• **Instructions to follow**
Could every line of the data be printed exactly as it reads?

--- BEGIN Data section ---

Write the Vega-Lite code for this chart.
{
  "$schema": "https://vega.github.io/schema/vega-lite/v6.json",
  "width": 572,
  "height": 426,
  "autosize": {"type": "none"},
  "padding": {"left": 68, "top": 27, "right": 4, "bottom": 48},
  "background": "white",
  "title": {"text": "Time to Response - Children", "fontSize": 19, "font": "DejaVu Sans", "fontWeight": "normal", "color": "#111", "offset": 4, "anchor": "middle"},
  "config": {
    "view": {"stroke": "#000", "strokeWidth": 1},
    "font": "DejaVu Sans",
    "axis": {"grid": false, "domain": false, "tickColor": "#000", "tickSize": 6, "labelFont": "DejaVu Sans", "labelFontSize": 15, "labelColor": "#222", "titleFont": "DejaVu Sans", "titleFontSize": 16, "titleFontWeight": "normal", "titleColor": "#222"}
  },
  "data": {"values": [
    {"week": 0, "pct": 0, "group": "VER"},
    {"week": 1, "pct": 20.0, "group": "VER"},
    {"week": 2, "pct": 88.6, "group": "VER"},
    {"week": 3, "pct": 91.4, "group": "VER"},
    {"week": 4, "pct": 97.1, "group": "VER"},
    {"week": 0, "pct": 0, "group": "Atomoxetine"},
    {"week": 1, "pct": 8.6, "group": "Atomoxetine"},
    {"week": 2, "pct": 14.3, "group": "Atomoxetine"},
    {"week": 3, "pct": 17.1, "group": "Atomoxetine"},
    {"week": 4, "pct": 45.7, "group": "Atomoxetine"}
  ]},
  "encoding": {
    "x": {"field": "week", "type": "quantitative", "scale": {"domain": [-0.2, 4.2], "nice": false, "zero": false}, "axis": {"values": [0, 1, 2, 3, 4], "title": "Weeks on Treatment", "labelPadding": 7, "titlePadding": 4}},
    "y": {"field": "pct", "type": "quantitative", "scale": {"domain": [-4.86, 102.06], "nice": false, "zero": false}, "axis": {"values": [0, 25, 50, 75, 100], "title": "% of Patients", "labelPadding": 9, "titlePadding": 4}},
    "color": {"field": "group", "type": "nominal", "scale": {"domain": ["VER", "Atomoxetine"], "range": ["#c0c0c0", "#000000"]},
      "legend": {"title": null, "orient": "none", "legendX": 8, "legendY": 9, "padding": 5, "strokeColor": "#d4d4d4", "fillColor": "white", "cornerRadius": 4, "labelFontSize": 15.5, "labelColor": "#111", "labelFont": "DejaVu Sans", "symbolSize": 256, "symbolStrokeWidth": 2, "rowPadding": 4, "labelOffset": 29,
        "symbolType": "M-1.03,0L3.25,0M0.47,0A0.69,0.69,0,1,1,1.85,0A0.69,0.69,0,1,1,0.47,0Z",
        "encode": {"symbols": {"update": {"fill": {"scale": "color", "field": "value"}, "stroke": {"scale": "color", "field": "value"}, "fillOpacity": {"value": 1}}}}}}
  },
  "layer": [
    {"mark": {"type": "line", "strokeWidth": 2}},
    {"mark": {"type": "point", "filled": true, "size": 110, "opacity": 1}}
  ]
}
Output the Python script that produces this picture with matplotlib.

--- END Data section ---

• **Result below**
Write the Vega-Lite code for this chart.
{
  "$schema": "https://vega.github.io/schema/vega-lite/v6.json",
  "width": 572,
  "height": 426,
  "autosize": {"type": "none"},
  "padding": {"left": 68, "top": 27, "right": 4, "bottom": 48},
  "background": "white",
  "title": {"text": "Time to Response - Children", "fontSize": 19, "font": "DejaVu Sans", "fontWeight": "normal", "color": "#111", "offset": 4, "anchor": "middle"},
  "config": {
    "view": {"stroke": "#000", "strokeWidth": 1},
    "font": "DejaVu Sans",
    "axis": {"grid": false, "domain": false, "tickColor": "#000", "tickSize": 6, "labelFont": "DejaVu Sans", "labelFontSize": 15, "labelColor": "#222", "titleFont": "DejaVu Sans", "titleFontSize": 16, "titleFontWeight": "normal", "titleColor": "#222"}
  },
  "data": {"values": [
    {"week": 0, "pct": 0, "group": "VER"},
    {"week": 1, "pct": 20.0, "group": "VER"},
    {"week": 2, "pct": 88.6, "group": "VER"},
    {"week": 3, "pct": 91.4, "group": "VER"},
    {"week": 4, "pct": 97.1, "group": "VER"},
    {"week": 0, "pct": 0, "group": "Atomoxetine"},
    {"week": 1, "pct": 8.6, "group": "Atomoxetine"},
    {"week": 2, "pct": 14.3, "group": "Atomoxetine"},
    {"week": 3, "pct": 17.1, "group": "Atomoxetine"},
    {"week": 4, "pct": 45.7, "group": "Atomoxetine"}
  ]},
  "encoding": {
    "x": {"field": "week", "type": "quantitative", "scale": {"domain": [-0.2, 4.2], "nice": false, "zero": false}, "axis": {"values": [0, 1, 2, 3, 4], "title": "Weeks on Treatment", "labelPadding": 7, "titlePadding": 4}},
    "y": {"field": "pct", "type": "quantitative", "scale": {"domain": [-4.86, 102.06], "nice": false, "zero": false}, "axis": {"values": [0, 25, 50, 75, 100], "title": "% of Patients", "labelPadding": 9, "titlePadding": 4}},
    "color": {"field": "group", "type": "nominal", "scale": {"domain": ["VER", "Atomoxetine"], "range": ["#c0c0c0", "#000000"]},
      "legend": {"title": null, "orient": "none", "legendX": 8, "legendY": 9, "padding": 5, "strokeColor": "#d4d4d4", "fillColor": "white", "cornerRadius": 4, "labelFontSize": 15.5, "labelColor": "#111", "labelFont": "DejaVu Sans", "symbolSize": 256, "symbolStrokeWidth": 2, "rowPadding": 4, "labelOffset": 29,
        "symbolType": "M-1.03,0L3.25,0M0.47,0A0.69,0.69,0,1,1,1.85,0A0.69,0.69,0,1,1,0.47,0Z",
        "encode": {"symbols": {"update": {"fill": {"scale": "color", "field": "value"}, "stroke": {"scale": "color", "field": "value"}, "fillOpacity": {"value": 1}}}}}}
  },
  "layer": [
    {"mark": {"type": "line", "strokeWidth": 2}},
    {"mark": {"type": "point", "filled": true, "size": 110, "opacity": 1}}
  ]
}
Output the Python script that produces this picture with matplotlib.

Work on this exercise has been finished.